Sunday, February 20, 2011

Health Checks for Your Twenties, Thirties, and Beyond

Health Checks for Your Twenties, Thirties, and Beyond

My mother and I both take pretty good care of ourselves. We try to eat well and exercise, we take supplements, and we see our doctors regularly. But because we’re more than four decades apart in age, our health care needs differ greatly—as do all women’s. As we move through the decades of our lives, the age-specific concerns related to our physical wellness evolve as well. By being aware of what they are and how to test for them, we can achieve optimal health at any stage.

In Your Twenties
Most women consider their biggest health risk to be breast cancer and, increasingly, heart disease. Those are indeed grave issues later in life, but for women in their twenties, according to Gigi El-Bayoumi, associate professor of medicine at George Washington University Medical Center, the area of greatest concern is actually sexually transmitted diseases (STDs). Data from the Centers for Disease Control (CDC) shows that more than half of the approximately nineteen million new cases of STDs per year occur in nineteen- to twenty-four-year-olds, because women in this age group tend to have more sexual partners than other demographics.

El-Bayoumi also notes that women in their twenties are the most common victims of eating disorders like anorexia, bulimia, binge eating, and orthorexia, an unhealthy obsession with “healthy” food.

In addition, she recommends that females in this age group get an annual Pap smear to check for the human papillomavirus (HPV), the most common STD, as well as regular checks for chlamydia and gonorrhea. She also refers women who suspect they may have an eating disorder to the National Eating Disorders Association for more information about treatment and specialists in their areas.

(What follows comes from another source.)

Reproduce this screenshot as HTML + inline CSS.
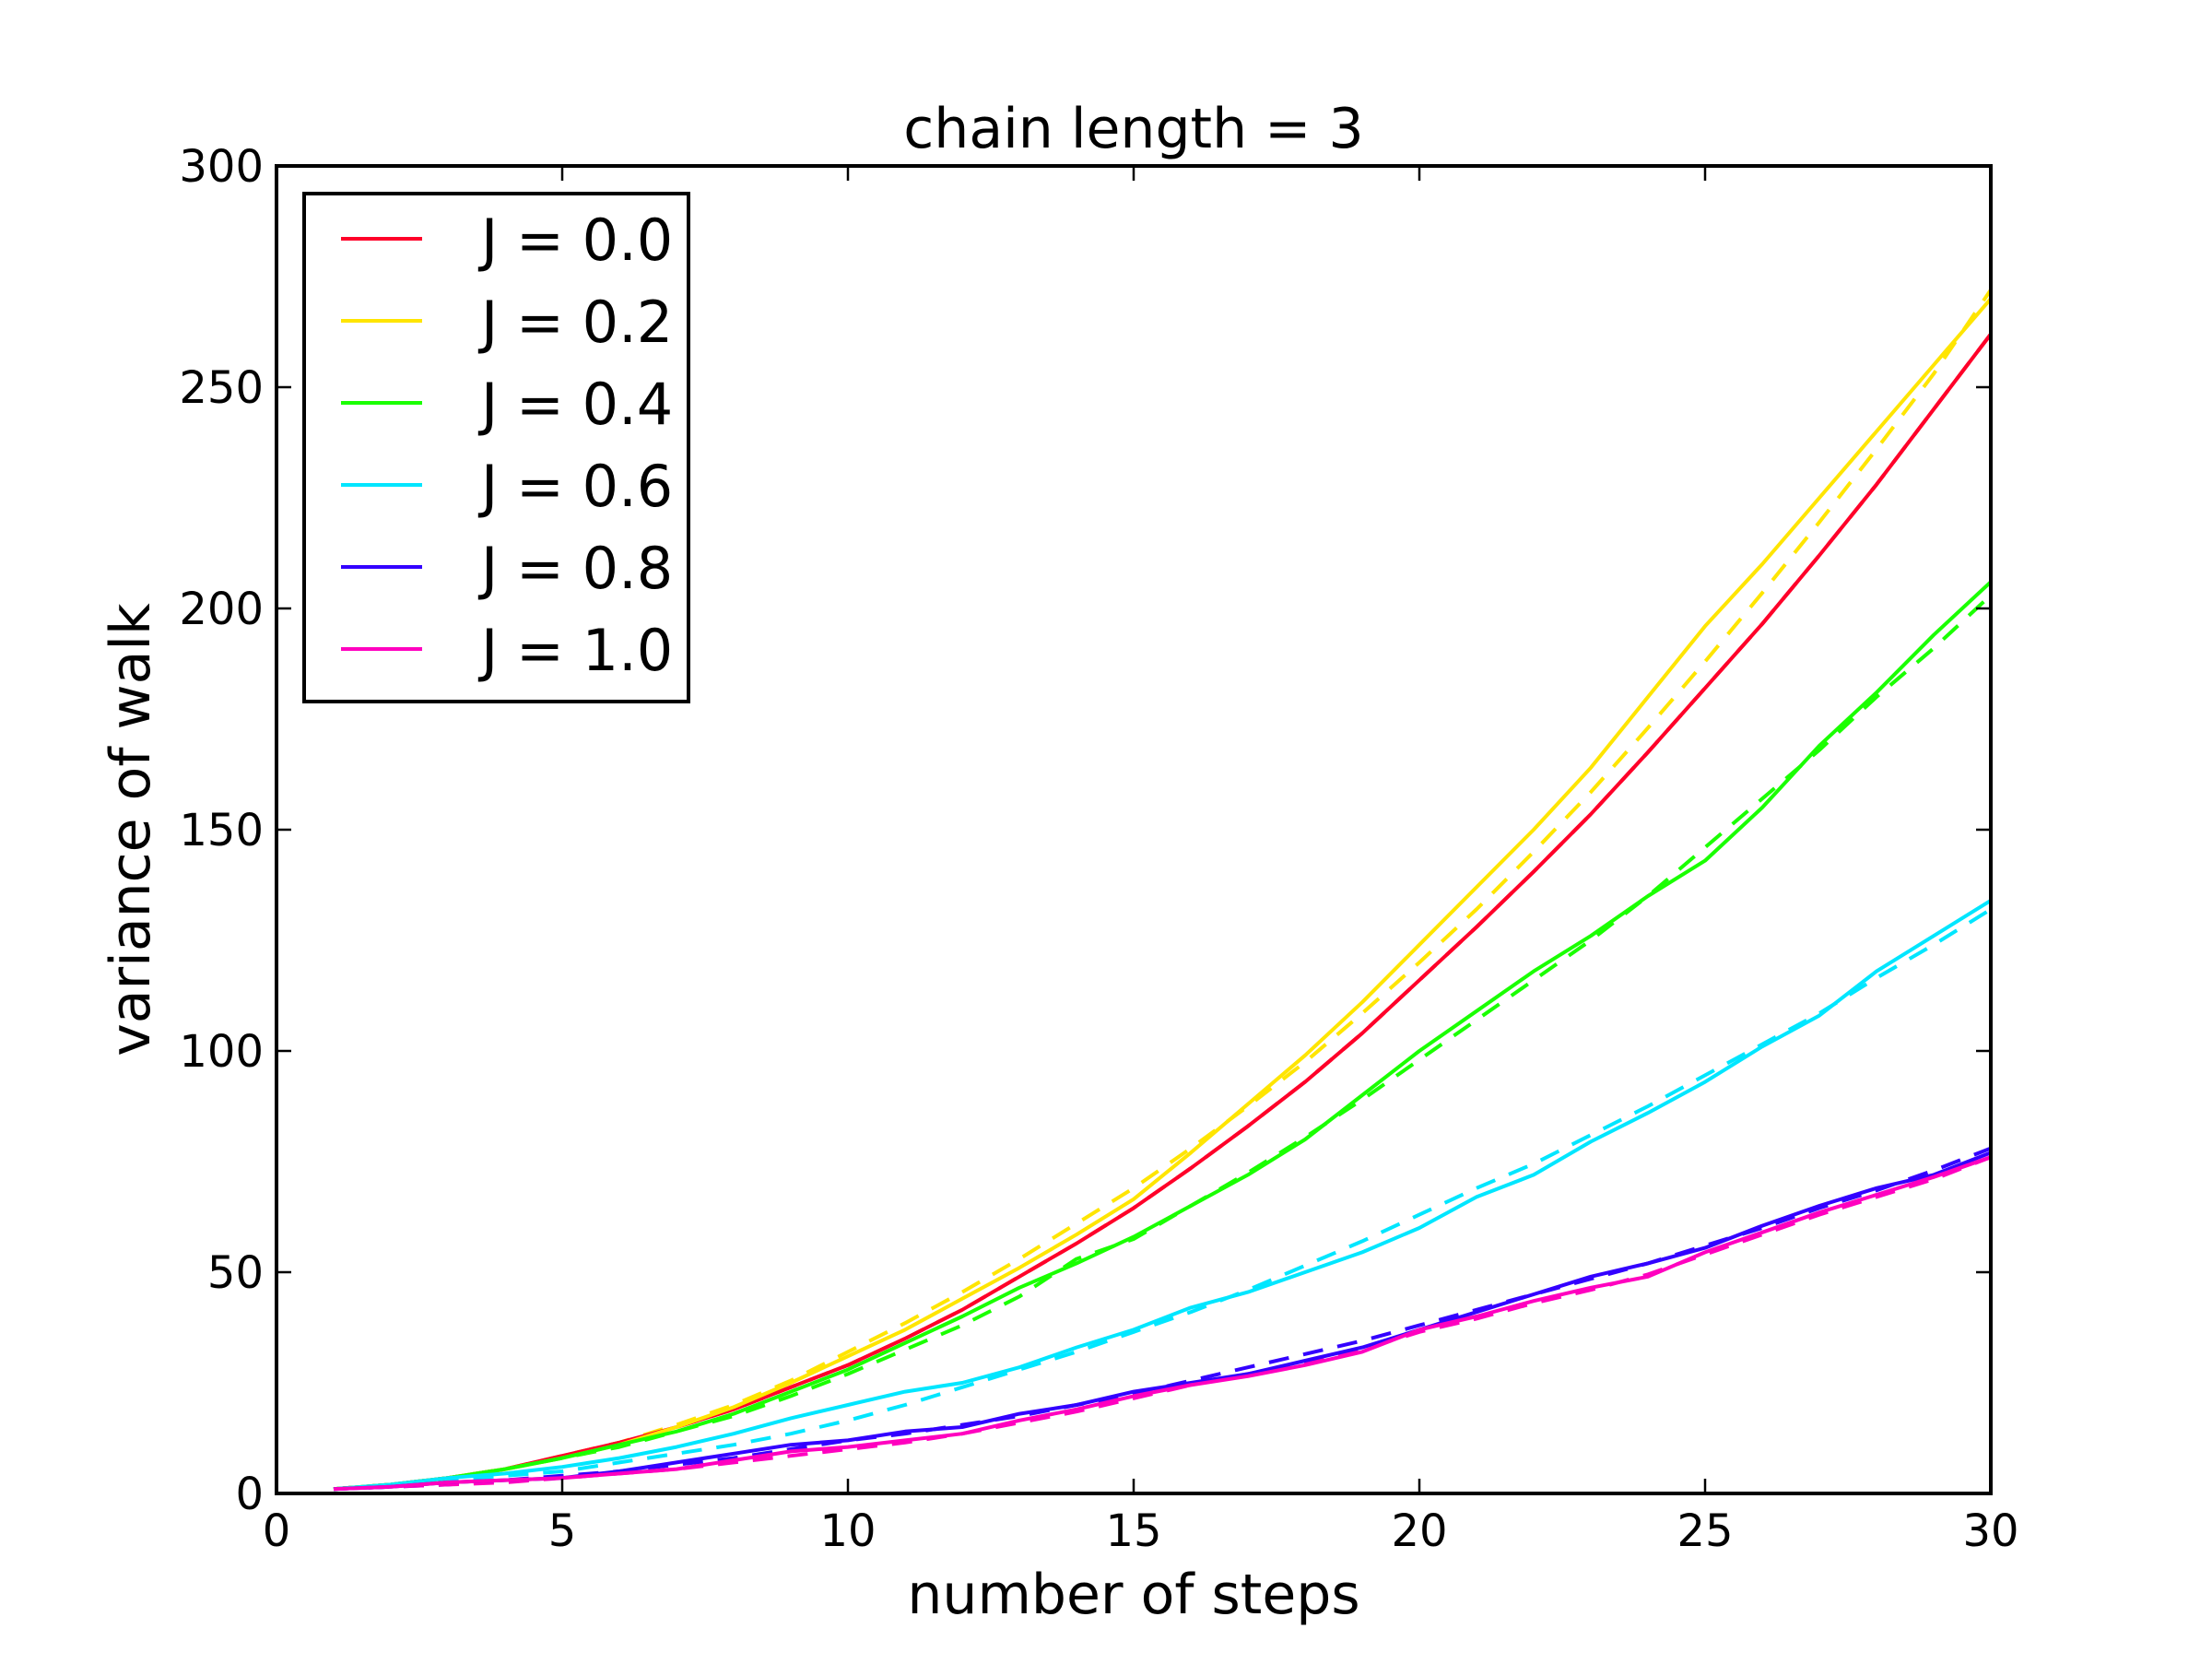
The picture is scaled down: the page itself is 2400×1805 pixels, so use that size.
<!DOCTYPE html>
<html><head><meta charset="utf-8"><style>
html,body{margin:0;padding:0;background:#fff;}
svg text{font-family:"DejaVu Sans","Liberation Sans",sans-serif;fill:#000;}
</style></head><body>
<svg id="chart" width="2400" height="1800" viewBox="0 0 2400 1800" xmlns="http://www.w3.org/2000/svg">
<rect width="2400" height="1800" fill="#fff"/>
<g id="lines"></g>
<g id="axes"></g>
<text x="1230" y="160" font-size="60" text-anchor="middle">chain length = 3</text>
<text x="1230" y="1750" font-size="60" text-anchor="middle">number of steps</text>
<text transform="translate(162,900) rotate(-90)" font-size="60" text-anchor="middle">variance of walk</text>
<g id="legend"></g>
</svg>
<script>
const steps = [1,2,3,4,5,6,7,8,9,10,11,12,13,14,15,16,17,18,19,20,21,22,23,24,25,26,27,28,29,30];
const seriesLabels = ["J = 0.0","J = 0.2","J = 0.4","J = 0.6","J = 0.8","J = 1.0"];
const seriesColors = ["#ff0029","#ffe500","#1aff00","#00e6ff","#3300ff","#ff00bf"];
const solidJ00 = [1,2,3.5,5.5,8.5,11.5,15,19,24,29,35,41.5,49,56.5,64.5,73.5,83,93,104,116,128,140.5,153.5,167.5,182,196.5,212,228,245,262];
const solidJ02 = [1,2,3.5,5.5,8,11,15,19.5,25,31,37,44,51,58.5,66.5,77,88,99,111,124,137,150,164,180,196,210,225,240,255,270];
const solidJ04 = [1,2,3.5,5.5,8,11,14,18,23,28,34,40,46.5,52,58,65,72,80,90,100,109,118,126,135,143,155,169,181,194,206];
const solidJ06 = [1,2,3.5,4.5,6,8,10.5,13.5,17,20,23,25,28.5,33,37,42,45.5,50,54.5,60,67,72,79.5,86,93,101,108,118,126,134];
const solidJ08 = [1,1.5,2.5,3,3.5,5,7,9,11,12,14,15,18,20,23,25,27,30,33,37,41,45,49,52,55.5,60.5,65,69,72,77];
const solidJ10 = [1,1.5,2.5,3,3.5,4.5,5.5,7.5,9.5,10.5,12,13.5,16.5,19,22,24.5,26.5,29,32,37,40,43.5,46.5,49,54.5,59,63.5,67.5,71.5,76];
const dashedJ00 = [1,2,3.5,5.5,8.5,11.5,15,19,24,29,35,41.5,49,56.5,64.5,73.5,83,93,104,116,128,140.5,153.5,167.5,182,196.5,212,228,245,262];
const dashedJ02 = [1,2,3.5,5.5,8.5,11.5,15.5,20,25.5,32,38.5,45.5,53,61,69,78,87.5,97.5,108.5,120,132,145,158.5,173,188,203.5,219.5,236,253,272];
const dashedJ04 = [1,2,3.5,5.5,8,10.5,14,17.5,22,27,32.5,38,44.5,53,57.5,65,72.5,80.5,89,98,107,116,125,135,146,157,168,180,191,203];
const dashedJ06 = [1,2,3,4,5,7,9,11,13.5,16.5,20,24,28,32,36.5,41,46,51.5,57,63,69,74.5,81,87.5,94.5,101.5,108.5,116.5,124,132];
const dashedJ08 = [1,1.5,2,3,4,5,6.5,8,10,12,13.5,15.5,17.5,20,22.5,25.5,28.5,31.5,34.5,38,41.5,45,48.5,52,56,60,64.5,68.5,73,78];
const dashedJ10 = [1,1.5,2,2.5,3.5,4.5,5.5,7,8.5,10,11.5,13.5,16,18.5,21.5,24.5,27,29.5,32.5,36.5,39.5,43,46,49.5,54,58.5,63,67,71,76];
const solidSeries = [solidJ00,solidJ02,solidJ04,solidJ06,solidJ08,solidJ10];
const dashedSeries = [dashedJ00,dashedJ02,dashedJ04,dashedJ06,dashedJ08,dashedJ10];
const xTicks = [0,5,10,15,20,25,30];
const yTicks = [0,50,100,150,200,250,300];

const NS="http://www.w3.org/2000/svg";
const L=300,R=2160,T=180,B=1620;
const xMin=0,xMax=30,yMin=0,yMax=300;
function sx(v){return L+(v-xMin)/(xMax-xMin)*(R-L);}
function sy(v){return B-(v-yMin)/(yMax-yMin)*(B-T);}
function mk(tag,attrs,parent){const e=document.createElementNS(NS,tag);for(const k in attrs)e.setAttribute(k,attrs[k]);parent.appendChild(e);return e;}

const lines=document.getElementById('lines');
function drawSeries(arr,color,dashed,name){
  const d=arr.map((v,i)=>(i?'L':'M')+sx(steps[i]).toFixed(1)+','+sy(v).toFixed(1)).join(' ');
  const p=mk('path',{d:d,fill:'none',stroke:color,'stroke-width':4,'stroke-linejoin':'round'},lines);
  if(dashed)p.setAttribute('stroke-dasharray','22,16');
  
  
}
for(let s=0;s<6;s++){
  drawSeries(dashedSeries[s],seriesColors[s],true,'dashed-line-'+s);
}
for(let s=0;s<6;s++){
  drawSeries(solidSeries[s],seriesColors[s],false,'solid-line-'+s);
}

const axes=document.getElementById('axes');
xTicks.forEach(v=>{
  const x=sx(v);
  const t1=mk('line',{x1:x,y1:B,x2:x,y2:B-16,stroke:'#000','stroke-width':2.5},axes);
  
  
  const t2=mk('line',{x1:x,y1:T,x2:x,y2:T+16,stroke:'#000','stroke-width':2.5},axes);
  
  
  const tx=mk('text',{x:x,y:1677,'font-size':48,'text-anchor':'middle'},axes);
  tx.textContent=v;
  
  
});
yTicks.forEach(v=>{
  const y=sy(v);
  const t1=mk('line',{x1:L,y1:y,x2:L+16,y2:y,stroke:'#000','stroke-width':2.5},axes);
  
  
  const t2=mk('line',{x1:R,y1:y,x2:R-16,y2:y,stroke:'#000','stroke-width':2.5},axes);
  
  
  const tx=mk('text',{x:286,y:y+17,'font-size':48,'text-anchor':'end'},axes);
  tx.textContent=v;
  
  
});
const frame=mk('rect',{x:L,y:T,width:R-L,height:B-T,fill:'none',stroke:'#000','stroke-width':4},axes);



const lg=document.getElementById('legend');
const box=mk('rect',{x:330,y:210,width:417,height:551,fill:'#fff',stroke:'#000','stroke-width':4},lg);


seriesLabels.forEach((lab,i)=>{
  const y=259+i*89;
  const ln=mk('line',{x1:370,y1:y,x2:458,y2:y,stroke:seriesColors[i],'stroke-width':4},lg);
  
  
  const tx=mk('text',{x:522,y:y+23,'font-size':62},lg);
  tx.textContent=lab;
  
  
});
</script>
</body></html>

Starting at age twenty, women should also start taking 1,000 milligrams of calcium per day to prevent bone loss, according to the daily recommended adequate intake.

In Your Thirties
Fertility begins to decline slightly in your early thirties, according to Renee Scola, an internist at Northwestern Memorial Hospital in Chicago. That’s a problem for women who put off childbearing. If you’ve been trying without success to conceive for over a year, talk to your doctor, who may recommend fertility testing.

This is also the decade when overweight women may develop pre-diabetes, blood glucose levels that are higher than normal but not yet high enough to be diagnosed as diabetes. If you have any of the risk factors for diabetes, like being overweight or sedentary, or having a family history of the disease, get regular glucose tests.

The American Thyroid Association also recommends having your thyroid-stimulating hormone (TSH) levels checked beginning at age thirty-five, and again every five years. You’ll want to get checked more frequently, however, if you have unusual and significant weight changes or unexplained fatigue.

In Your Forties
The hormonal fluctuations of perimenopause (the beginning of menopause), along with the stress of juggling children, careers, and aging parents, leads to an increased risk that women will develop depression during their forties. Their slower metabolism can also contribute to body image-related blues.

Your forties are when you need to start worrying about heart disease as well; according to the National Institutes of Health, it’s the number one killer of women and the leading cause of disability among females. Although women’s susceptibility increases with age, more and more women are developing heart disease young, and, according to one recent study from the University of California, San Francisco, published on Forbes.com, black women are developing the disease at twenty times the rate of white women.

The American Cancer Society recommends yearly mammograms for women beginning in their forties, even though breast cancer is still relatively rare for women of this age group—affecting one in every sixty-eight women, according to El-Bayoumi—but treatment is most successful following early screening for the disease. The American College of Gastroenterology also recommends that women—especially black women, who are at the greatest risk—begin getting regular colonoscopies for colon cancer at age forty-five.

Age Fifty and Over
Heart disease, cancer, and osteoporosis are all major concerns for women over fifty, but the most prevalent risks are breast and colon cancers (along with lung cancer, for women who have been cigarette smokers).

Menopause also brings lots of unpleasantness like weight changes, vaginal dryness, and loss of libido, to name just a few discomforts.